Pas question de « Nullrunde »
Les premiers épisodes du conflit ont été des succès. Des cheminotEs ont pu se rencontrer, discuter de leur mouvement, voire se joindre ponctuellement à des hospitalierEs en grève, à Berlin. L’envie d’en faire baver à la DB est là. Tandis que la hiérarchie se distribue des « bonus » salariaux, dont 10 % d’augmentation pour le PDG lui-même, il faudrait que les cheminotEs en restent à ce que les patrons allemands appellent « Nullrunde » – c’est-à-dire une augmentation zéro.
Le bras de fer continue donc. À Cologne le mardi 24 août, lors d’un meeting de grévistes de la Ruhr, le leader du GDL Weselsky a promis de « durcir la grève » : séquences de trois jours de grève au lieu de deux. Le scénario reste néanmoins à ce jour sous contrôle d’une direction syndicale qui a la main sur le frein.
- 1. Deutsche Bahn (DB), société nationale allemande des chemins de fer : société par actions détenues à 100 % par l’État depuis le milieu des années 1990, développée en multinationale depuis avec sa filiale DB International Operations.

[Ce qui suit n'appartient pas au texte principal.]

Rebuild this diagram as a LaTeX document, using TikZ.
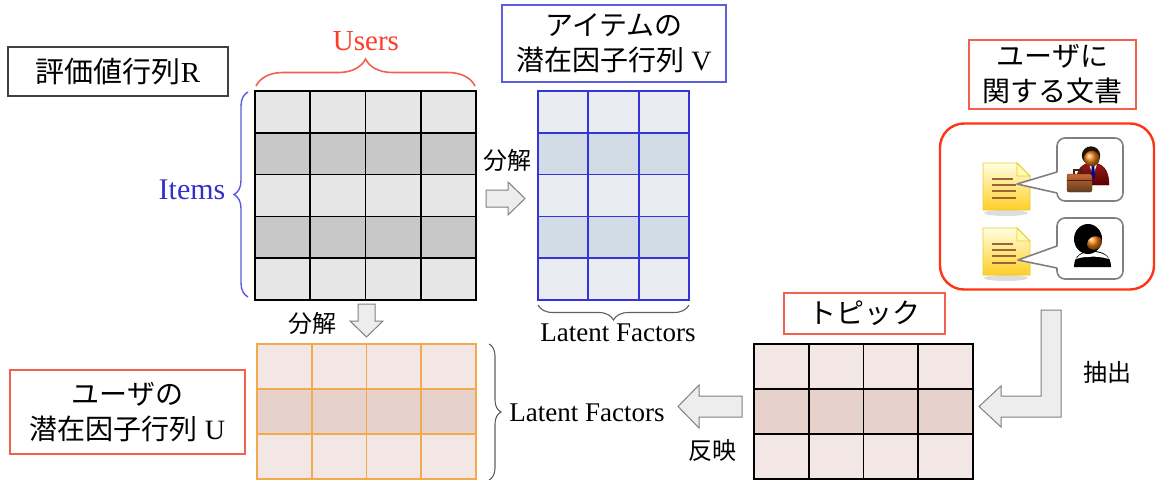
\documentclass[tikz,border=0pt]{standalone}
\usepackage{fontspec}
\setmainfont{Liberation Serif}
\newfontfamily\jp{Noto Sans CJK JP}
\usetikzlibrary{decorations.pathreplacing}

\definecolor{redtxt}{HTML}{FF3B2A}
\definecolor{redline}{HTML}{F2604E}
\definecolor{docred}{HTML}{FF3414}
\definecolor{bluetxt}{HTML}{3232C8}
\definecolor{blueline}{HTML}{3434D8}
\definecolor{bluebrace}{HTML}{5A5AE0}
\definecolor{vlight}{HTML}{E9EDF2}
\definecolor{vdark}{HTML}{D2DCE6}
\definecolor{rlight}{HTML}{E6E6E6}
\definecolor{rdark}{HTML}{C8C8C8}
\definecolor{plight}{HTML}{F3E7E5}
\definecolor{pdark}{HTML}{E7D1CB}
\definecolor{orangeline}{HTML}{F5A94E}
\definecolor{arrowfill}{HTML}{EDEDED}
\definecolor{arrowline}{HTML}{808080}
\definecolor{bracegray}{HTML}{5F5F5F}

% grid of cells: x0, y0, cell width, cell height, columns, rows, light, dark, line style
\newcommand\matgrid[9]{%
  \foreach \r in {1,...,#6}{%
    \ifodd\r \def\mcol{#7}\else \def\mcol{#8}\fi
    \fill[\mcol] ({#1},{#2+(\r-1)*#4}) rectangle ++({#5*#3},{#4});
  }
  \foreach \c in {0,...,#5}
    \draw[#9, line cap=rect] ({#1+\c*#3},{#2}) -- ++(0,{#6*#4});
  \foreach \r in {0,...,#6}
    \draw[#9, line cap=rect] ({#1},{#2+\r*#4}) -- ++({#5*#3},0);
}

% yellow document sheet, top-left corner at (#1,#2)
\newcommand\docsheet[2]{%
  \begin{scope}[shift={(#1,#2)}]
    \fill[gray!45, opacity=0.6] (23,50) ellipse [x radius=22, y radius=3];
    \shade[top color=yellow!12, bottom color=yellow!55!orange!85, draw=yellow!60!brown, line width=0.8]
      (0,0) -- (34,0) -- (47,13) -- (47,47) -- (0,47) -- cycle;
    \fill[yellow!30, draw=yellow!60!brown, line width=0.8] (34,0) -- (34,13) -- (47,13) -- cycle;
    \draw[brown!80!black, line width=1.6] (9,16) -- (30,16) (9,22) -- (33,22) (9,28) -- (33,28) (9,35) -- (33,35);
  \end{scope}}

% speech bubble: x0, y0, x1, y1, tip x, tip y, upper y, lower y
\newcommand\callout[8]{%
  \draw[arrowline, line width=1.6, fill=white, rounded corners=8] (#1,#2) rectangle (#3,#4);
  \fill[white] ({#1+1.5},#7) -- (#5,#6) -- ({#1+1.5},#8) -- cycle;
  \draw[arrowline, line width=1.6, line join=round] (#1,#7) -- (#5,#6) -- (#1,#8);
}

\begin{document}
\begin{tikzpicture}[x=1pt, y=-1pt,
  labelbox/.style={line width=1.3, inner sep=0, align=center, font=\fontsize{28}{35}\selectfont},
  serifl/.style={font=\fontsize{27}{32}\selectfont, inner sep=0},
  jpverb/.style={font=\jp\fontsize{24}{28}\selectfont, inner sep=0},
  blockarrow/.style={fill=arrowfill, draw=arrowline, line width=1, line join=miter},
  bracedeco/.style={decorate, decoration={brace, amplitude=#1}},
]
\useasboundingbox (0,0) rectangle (1156,479);

% ---------- rating matrix R ----------
\node[labelbox, draw=black!75, minimum width=220, minimum height=49] (rlab) at (118,71.5)
  {\fontsize{29}{35}\selectfont{\jp 評価値行列}R};
\coordinate (R) at (255,91);
\matgrid{255}{91}{55.25}{41.8}{4}{5}{rlight}{rdark}{black, line width=1.7}

% users brace and label
\draw[redline, line width=1.6, bracedeco=27] (256,86) -- (475,86);
\node[serifl, text=redtxt, font=\fontsize{29}{32}\selectfont] (users) at (366,41) {Users};

% items brace and label
\draw[bluebrace, line width=1.4, bracedeco=14] (248,297) -- (248,92);
\node[serifl, text=bluetxt, font=\fontsize{30}{32}\selectfont] (items) at (192,190) {Items};

% ---------- item factor matrix V ----------
\node[labelbox, draw=blueline!80, minimum width=224, minimum height=77] (vlab) at (614,43.5)
  {{\jp アイテムの}\\{\jp 潜在因子行列} V};
\coordinate (V) at (538,91);
\matgrid{538}{91}{50.33}{41.8}{3}{5}{vlight}{vdark}{blueline, line width=1.7}
\draw[bracegray, line width=1.1, bracedeco=15] (689,305) -- (538,305);
\node[serifl] (lfv) at (618,333) {Latent Factors};

% decomposition R -> V
\node[jpverb] (dec1) at (507,160) {分解};
\draw[blockarrow] (486,190) -- (508,190) -- (508,182) -- (525,198.5) -- (508,215) -- (508,207) -- (486,207) -- cycle;

% decomposition R -> U
\node[jpverb] (dec2) at (312,323) {分解};
\draw[blockarrow] (358,304) -- (375,304) -- (375,321) -- (383,321) -- (366.5,337) -- (350,321) -- (358,321) -- cycle;

% ---------- user factor matrix U ----------
\node[labelbox, draw=redline, minimum width=235, minimum height=84] (ulab) at (127.5,412)
  {{\jp ユーザの}\\{\jp 潜在因子行列} U};
\coordinate (U) at (257,344);
\matgrid{257}{344}{54.75}{45}{4}{3}{plight}{pdark}{orangeline, line width=1.7}
\draw[bracegray, line width=1.1, bracedeco=12] (489,344) -- (489,480);
\node[serifl] (lfu) at (587,413) {Latent Factors};

% ---------- topic matrix ----------
\node[labelbox, draw=redline, minimum width=161, minimum height=41] (tlab) at (864.5,313.5)
  {\jp トピック};
\coordinate (T) at (754,344);
\matgrid{754}{344}{54.75}{45}{4}{3}{plight}{pdark}{black, line width=1.7}

% reflect topics into U
\draw[blockarrow] (742,396) -- (699,396) -- (699,385) -- (678,406.5) -- (699,428) -- (699,417) -- (742,417) -- cycle;
\node[jpverb] (refl) at (712,450) {反映};

% extract topics from documents
\draw[blockarrow] (1041,310) -- (1061,310) -- (1061,417) -- (1001,417) -- (1001,427) -- (979,406.5)
  -- (1001,386) -- (1001,396) -- (1041,396) -- cycle;
\node[jpverb] (extr) at (1107,372) {抽出};

% ---------- user documents ----------
\node[labelbox, draw=redline, minimum width=167, minimum height=69] (dlab) at (1052.5,74.5)
  {{\jp ユーザに}\\{\jp 関する文書}};
\node[draw=docred, line width=2.4, rounded corners=24, minimum width=214, minimum height=166, inner sep=0] (docs) at (1047,206.5) {};

\docsheet{983}{163}
\docsheet{983}{228}
\callout{1057}{138}{1123}{201}{1017}{184}{172}{193}
\callout{1057}{218}{1123}{279}{1018}{260}{246}{268}

% businessman
\begin{scope}[shift={(1091,157)}]
  \shade[top color=red!55!black!90, bottom color=red!35!black, draw=red!30!black, line width=0.4]
    (-15,28) .. controls (-15,12) and (-9,6) .. (1,6) .. controls (11,6) and (18,12) .. (18,28) -- cycle;
  \fill[white] (-2,7) -- (6,7) -- (2,19) -- cycle;
  \fill[blue!55!black] (0.8,8) -- (3.2,8) -- (4,19) -- (2,23) -- (0,19) -- cycle;
  \fill[black!85!brown] (0,-1.5) circle (9.2);
  \shade[ball color=orange!70!brown] (0.8,1.6) circle (7.8);
  \draw[black!70!brown, line width=2] (-17,17) -- (-17,13) -- (-9,13) -- (-9,17);
  \shade[top color=brown!80!red, bottom color=brown!50!black, draw=brown!40!black, line width=0.4, rounded corners=2]
    (-24,17) rectangle (1,35);
  \draw[brown!30!black, line width=0.6] (-24,23) -- (1,23);
\end{scope}

% woman
\begin{scope}[shift={(1090,237)}]
  \fill[black] (-16,30) .. controls (-16,18) and (-8,14) .. (2,14) .. controls (14,14) and (21,19) .. (21,30) -- cycle;
  \fill[white] (-14,22) .. controls (-10,16) and (-4,15) .. (2,15) .. controls (10,15) and (16,17) .. (19,22)
    .. controls (12,20) and (4,19) .. (-2,20) .. controls (-7,20) and (-11,21) .. (-14,22) -- cycle;
  \fill[black] (-2,2) ellipse [x radius=14, y radius=15];
  \shade[ball color=orange!80!brown] (4,5) circle (7.8);
  \fill[black] (-10,6) .. controls (-10,-10) and (10,-13) .. (12,1) .. controls (6,-2) and (1,-1) .. (-2,3)
    -- (-5,16) -- cycle;
\end{scope}
\end{tikzpicture}
\end{document}
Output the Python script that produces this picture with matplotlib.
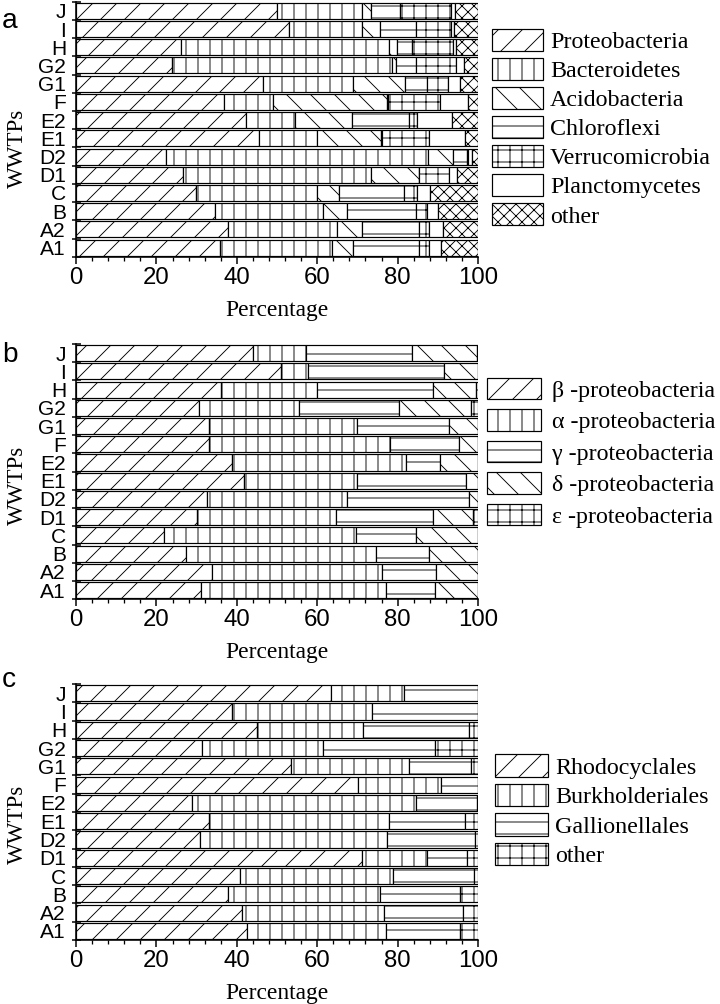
import numpy as np
import matplotlib
matplotlib.use("Agg")
import matplotlib.pyplot as plt
from matplotlib.ticker import MultipleLocator, FixedLocator

# sites, bottom to top
sites = ["A1", "A2", "B", "C", "D1", "D2", "E1", "E2", "F", "G1", "G2", "H", "I", "J"]

# panel a: phyla (%)
phyla = ["Proteobacteria", "Bacteroidetes", "Acidobacteria", "Chloroflexi",
         "Verrucomicrobia", "Planctomycetes", "other"]
proteobacteria = [35.8, 37.9, 34.6, 29.9, 26.7, 22.4, 45.4, 42.2, 36.8, 46.6, 23.8, 26.1, 53.1, 50.1]
bacteroidetes = [28.0, 26.9, 26.9, 30.1, 46.8, 65.2, 14.6, 12.3, 12.3, 22.4, 54.7, 51.8, 18.1, 21.1]
acidobacteria = [5.2, 6.3, 5.8, 5.4, 11.7, 6.3, 15.9, 14.2, 28.2, 12.8, 1.0, 1.9, 4.5, 2.2]
chloroflexi = [16.2, 14.1, 17.2, 16.3, 0.2, 3.3, 0.2, 14.2, 0.3, 5.4, 5.1, 3.9, 8.9, 7.2]
verrucomicrobia = [2.7, 2.7, 2.7, 3.0, 7.5, 0.3, 11.7, 1.8, 12.9, 5.4, 9.9, 10.2, 8.6, 12.6]
planctomycetes = [2.9, 3.3, 2.8, 3.4, 1.8, 0.9, 9.0, 8.9, 7.1, 2.8, 1.9, 0.6, 0.8, 1.1]
other_a = [9.2, 8.8, 10.0, 11.9, 5.3, 1.6, 3.2, 6.4, 2.4, 4.6, 3.6, 5.5, 6.0, 5.7]

# panel b: proteobacteria classes (%)
classes = ["β -proteobacteria", "α -proteobacteria", "γ -proteobacteria",
           "δ -proteobacteria", "ε -proteobacteria"]
beta = [31.1, 33.9, 27.3, 22.0, 30.2, 32.6, 41.8, 38.9, 33.1, 33.1, 30.7, 36.0, 50.9, 44.1]
alpha = [46.0, 42.2, 47.4, 47.6, 34.4, 34.7, 28.2, 43.3, 45.1, 36.9, 24.8, 23.9, 6.9, 13.0]
gamma = [12.1, 13.5, 13.0, 14.9, 24.2, 30.5, 26.9, 8.3, 17.1, 22.8, 24.9, 28.8, 33.8, 26.6]
delta = [10.8, 10.4, 12.3, 15.5, 10.0, 2.2, 3.1, 9.5, 4.7, 7.2, 17.8, 10.7, 8.4, 16.0]
epsilon = [0.0, 0.0, 0.0, 0.0, 1.2, 0.0, 0.0, 0.0, 0.0, 0.0, 1.8, 0.6, 0.0, 0.3]

# panel c: beta-proteobacteria orders (%)
orders = ["Rhodocyclales", "Burkholderiales", "Gallionellales", "other"]
rhodocyclales = [42.5, 41.4, 37.9, 40.8, 71.1, 30.8, 33.0, 28.9, 70.2, 53.4, 31.3, 44.9, 38.9, 63.4]
burkholderiales = [34.5, 35.2, 37.7, 38.1, 16.1, 46.6, 44.9, 55.7, 20.5, 29.5, 30.2, 26.6, 34.8, 18.2]
gallionellales = [18.4, 19.6, 19.9, 20.1, 10.0, 21.9, 18.9, 15.1, 9.3, 15.4, 27.9, 26.3, 26.3, 18.4]
other_c = [4.6, 3.8, 4.5, 1.0, 2.8, 0.7, 3.2, 0.3, 0.0, 1.7, 10.6, 2.2, 0.0, 0.0]

plt.rcParams["hatch.linewidth"] = 0.9
plt.rcParams["hatch.color"] = "black"

SANS = "Liberation Sans"
SERIF = "Liberation Serif"


def draw_panel(ax, series, labels, hatches):
    y = np.arange(len(sites))
    left = np.zeros(len(sites))
    for vals, lab, h in zip(series, labels, hatches):
        vals = np.array(vals)
        ax.barh(y, vals, left=left, height=0.88, color="white", edgecolor="black",
                linewidth=1.2, hatch=h, label=lab)
        left += vals
    ax.set_xlim(0, 100)
    ax.set_ylim(-0.5, len(sites) - 0.5)
    ax.spines["top"].set_visible(False)
    ax.spines["right"].set_visible(False)
    ax.spines["left"].set_linewidth(1.6)
    ax.spines["bottom"].set_linewidth(1.6)
    ax.set_yticks(y)
    ax.set_yticklabels(sites, fontfamily=SANS, fontsize=21)
    ax.yaxis.set_minor_locator(FixedLocator(np.arange(len(sites) + 1) - 0.5))
    ax.tick_params(axis="y", which="major", length=0, pad=10)
    ax.tick_params(axis="y", which="minor", direction="inout", length=9, width=1.5)
    ax.xaxis.set_major_locator(MultipleLocator(20))
    ax.xaxis.set_minor_locator(MultipleLocator(4))
    ax.tick_params(axis="x", which="major", direction="out", length=7, width=1.5, pad=3,
                   labelsize=24)
    ax.tick_params(axis="x", which="minor", direction="out", length=4, width=1.3)
    for t in ax.get_xticklabels():
        t.set_fontfamily(SANS)
    ax.set_xlabel("Percentage", fontfamily=SERIF, fontsize=23.5, labelpad=11)


fig = plt.figure(figsize=(10, 1004 / 72), dpi=72)

ax_a = fig.add_axes([0.1056, 0.7443, 0.5583, 0.254])
ax_b = fig.add_axes([0.1056, 0.4031, 0.5583, 0.2543])
ax_c = fig.add_axes([0.1056, 0.0637, 0.5583, 0.255])

draw_panel(ax_a, [proteobacteria, bacteroidetes, acidobacteria, chloroflexi,
                  verrucomicrobia, planctomycetes, other_a],
           phyla, ["/", "|", "\\", "-", "+", "", "xx"])
draw_panel(ax_b, [beta, alpha, gamma, delta, epsilon], classes, ["/", "|", "-", "\\", "+"])
draw_panel(ax_c, [rhodocyclales, burkholderiales, gallionellales, other_c],
           orders, ["/", "|", "-", "+"])

for ax, ly in [(ax_a, 0.424), (ax_b, 0.448), (ax_c, 0.453)]:
    ax.set_ylabel("WWTPs", fontfamily=SERIF, fontsize=23)
    ax.yaxis.set_label_coords(-0.12, ly)

leg_kw = dict(loc="upper left", bbox_transform=fig.transFigure, frameon=False,
              borderaxespad=0, borderpad=0, prop={"family": SERIF, "size": 24})
ax_a.legend(bbox_to_anchor=(492 / 720, 1 - 29 / 1004), handlelength=2.12, handleheight=1.04,
            handletextpad=0.3, labelspacing=0.2, **leg_kw)
ax_b.legend(bbox_to_anchor=(487 / 720, 1 - 378 / 1004), handlelength=2.25, handleheight=1.0,
            handletextpad=0.46, labelspacing=0.31, **leg_kw)
ax_c.legend(bbox_to_anchor=(495 / 720, 1 - 754 / 1004), handlelength=2.2, handleheight=1.08,
            handletextpad=0.3, labelspacing=0.21, **leg_kw)

for letter, yb in [("a", 28), ("b", 362), ("c", 687)]:
    fig.text(2 / 720, 1 - yb / 1004, letter, fontfamily=SANS, fontsize=28,
             ha="left", va="baseline")

fig.savefig("out.png", dpi=72)
plt.close(fig)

- 2. Le GDL (Gewerkschaft Deutscher Lokomotivführer, ou Syndicat des conducteurs allemands), fondé en 1863, est à l’origine un syndicat corporatiste de conducteurs, surtout influent dans la partie Est du pays, qui a élargi sa base à d’autres catégories de cheminots – au total environ 37 000 adhérents. Ce syndicat minoritaire – dont le dirigeant appartient à la CDU ou droite allemande, se dit « conservateur » mais représentant néanmoins tous les syndiqués – a fait concurrence à l’EVG (Eisenbahn- und Verkehrsgewerkschaft), syndicat de branche des transports et du chemin de fer rattaché à la confédération principale, DGB, et fort d’environ 190 000 membres, tous secteurs confondus. L’EVG assume une collaboration ouverte avec la direction de la Deutsche Bahn, en particulier par un accord récent avec cette dernière, dite « Alliance du rail ».